No one wants to be disturbed.  In the heart and soul of every person is a longing to be safe and secure, physically and emotionally, and we will do whatever it takes to make it so.  But I began to wonder if my search for comfort, protecting myself from being emotionally vulnerable, had hardened my heart to what’s been going on in our world today.  Could this be the reason for the disconnect between my mind and heart?  I believe so.  Jesus made Himself vulnerable to a world of hurt and pain during His time here on earth.  He suffered physically but more than that He suffered emotionally – the result of the sin of man and being rejected by those He loved to the very end.  I had been looking at the events in the eyes of a news anchor wanting to be aware and communicate the latest from a distant, not through the lens of Christ who hurts and walks with those in pain, carries burdens, and heals all wounds.  I was so busy making sure my heart was secure that I refused to respond with true compassion to my brother and sister thus disobeying the latter part of the great commandment, to love my neighbor.

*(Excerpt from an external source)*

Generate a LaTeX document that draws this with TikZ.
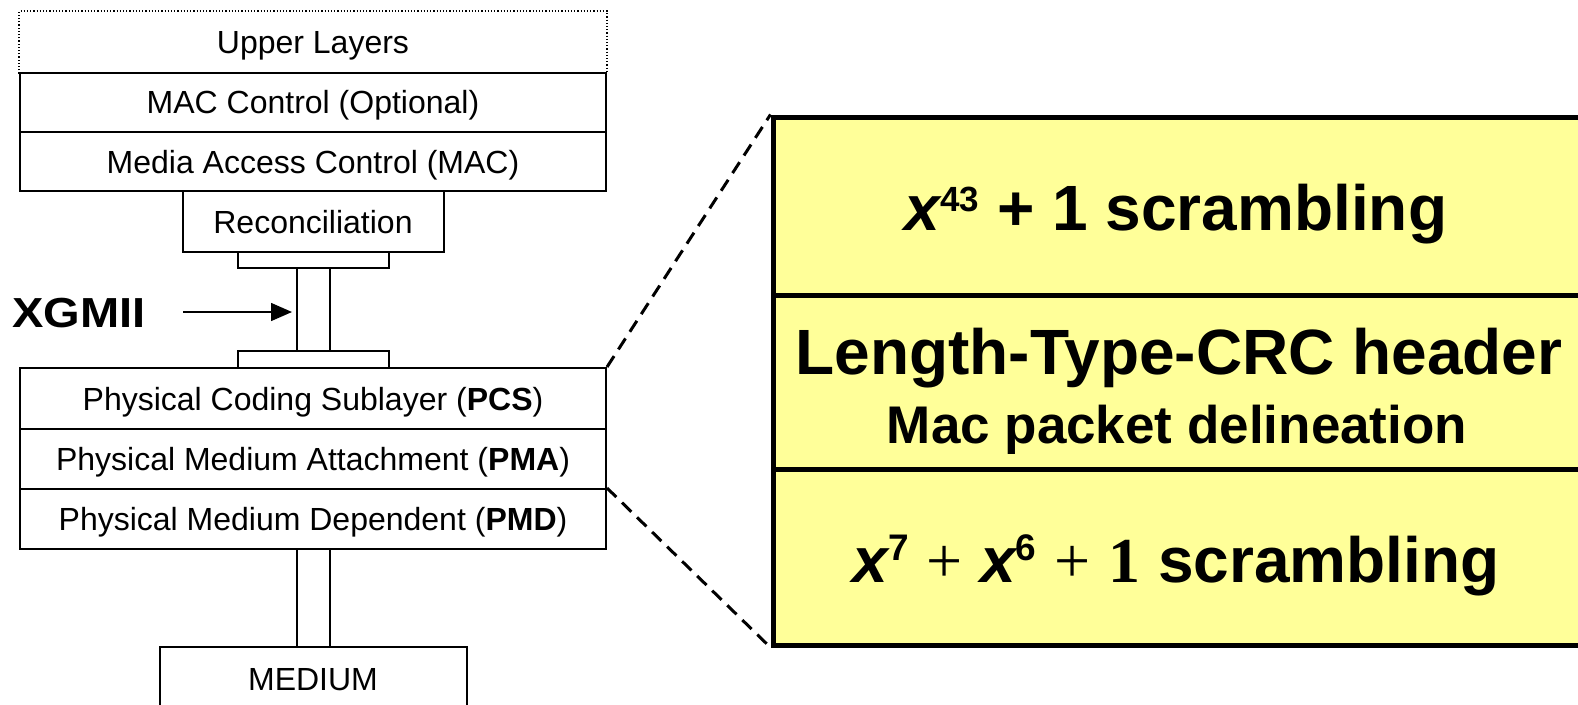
\documentclass[tikz,border=0pt]{standalone}
\usepackage{fontspec}
\setmainfont{Liberation Sans}
\newfontfamily\timesfont{Liberation Serif}
\usetikzlibrary{arrows.meta}
\definecolor{panelyellow}{HTML}{FFFF99}

\begin{document}
\begin{tikzpicture}[x=1pt,y=-1pt,
  layer/.style={draw, line width=2pt, inner sep=0pt,
    text height=23pt, text depth=0pt,
    font=\fontsize{32}{38}\selectfont},
  widelayer/.style={layer, minimum width=586pt},
  plate/.style={draw, line width=2pt, inner sep=0pt,
    minimum width=151pt},
  bus/.style={line width=2pt},
  panel/.style={draw, line width=5pt, fill=panelyellow, inner sep=0pt,
    minimum width=808pt},
  bigtext/.style={anchor=base, inner sep=0pt,
    font=\fontsize{64}{70}\selectfont\bfseries},
  midtext/.style={anchor=base, inner sep=0pt,
    font=\fontsize{53}{60}\selectfont\bfseries},
  zoomline/.style={line width=3pt, dash pattern=on 13pt off 8pt},
]
\useasboundingbox (0,0) rectangle (1578,704);

% ---- protocol stack ----
\node[widelayer, draw=none, minimum height=60.5pt] (upper) at (313,42.25) {Upper Layers};
\draw[line width=1.2pt, dotted] (upper.south west) -- (upper.north west)
  -- (upper.north east) -- (upper.south east);
\node[widelayer, minimum height=59.5pt] (macctl) at (313,102.25) {MAC Control (Optional)};
\node[widelayer, minimum height=59pt] (mac) at (313,161.5) {Media Access Control (MAC)};
\node[layer, minimum width=261pt, minimum height=61pt] (recon) at (313,221.5) {Reconciliation};
\node[plate, minimum height=16pt] (platea) at (313,260) {};
\node[plate, minimum height=17pt] (plateb) at (313,359.5) {};
\node[widelayer, minimum height=61pt] (pcs) at (313,398.5) {Physical Coding Sublayer (\textbf{PCS})};
\node[widelayer, minimum height=60pt] (pma) at (313,459) {Physical Medium Attachment (\textbf{PMA})};
\node[widelayer, minimum height=60pt] (pmd) at (313,519) {Physical Medium Dependent (\textbf{PMD})};
\node[layer, minimum width=307pt, minimum height=64pt] (medium) at (313,679) {MEDIUM};

% XGMII bus between the reconciliation plates
\draw[bus] ([xshift=-16.5pt]platea.south) -- ([xshift=-16.5pt]plateb.north);
\draw[bus] ([xshift=16.5pt]platea.south) -- ([xshift=16.5pt]plateb.north);
% link from PMD down to the medium
\draw[bus] ([xshift=-16.5pt]pmd.south) -- ([xshift=-16.5pt]medium.north);
\draw[bus] ([xshift=16.5pt]pmd.south) -- ([xshift=16.5pt]medium.north);

% XGMII label and pointer
\node[anchor=base west, inner sep=0pt, font=\fontsize{42}{48}\selectfont\bfseries]
  (xgmii) at (12,327) {\scalebox{1.12}[1]{XGMII}};
\coordinate (xgstart) at (183,312);
\coordinate (xgtip) at (292,312);
\draw[line width=1.5pt, -{Triangle[length=21pt,width=18pt]}] (xgstart) -- (xgtip);

% ---- PCS detail panel ----
\node[panel, minimum height=178pt] (secA) at (1177,206) {};
\node[panel, minimum height=174pt] (secB) at (1177,382) {};
\node[panel, minimum height=176pt] (secC) at (1177,557) {};

\node[bigtext] (scrA) at (1176,230)
  {\itshape x\upshape\raisebox{19pt}{\fontsize{35}{35}\selectfont 43} + 1 scrambling};
\node[bigtext] (lth) at (1179,374) {Length-Type-CRC header};
\node[midtext] (delin) at (1177,443) {Mac packet delineation};
\node[bigtext] (scrC) at (1176,582)
  {\itshape x\upshape\raisebox{22pt}{\fontsize{37}{37}\selectfont 7}
   {\timesfont\mdseries +}
   \itshape x\upshape\raisebox{22pt}{\fontsize{37}{37}\selectfont 6}
   {\timesfont\mdseries +}
   {\timesfont\bfseries 1} scrambling};

% zoom lines from the PCS/PMA part of the stack to the panel
\draw[zoomline] (pcs.north east) -- (secA.north west);
\draw[zoomline] (pmd.north east) -- (secC.south west);
\end{tikzpicture}
\end{document}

Friends, we will never ask a friend or family member in deep pain to justify and explain why they are hurting.  If we truly cared, our initial response would be embrace and doing whatever it takes to bring comfort and peace.  Why is this situation any different?  Our brothers and sisters in the African American community are hurting.  Why do we turn a blind eye or even worse, ask them to justify why they are hurting or angry?  Have we become so focused in protecting ourselves that we’ve lost sight of being like our Savior who wept bitterly for the lost and broken and died for the other?
(These are simply my reflections and thoughts in light of current events from my realization of the lack of compassion I see in myself and around me.  I’d be more than happy to discuss my personal opinions on racism, justice and the situation as a whole.)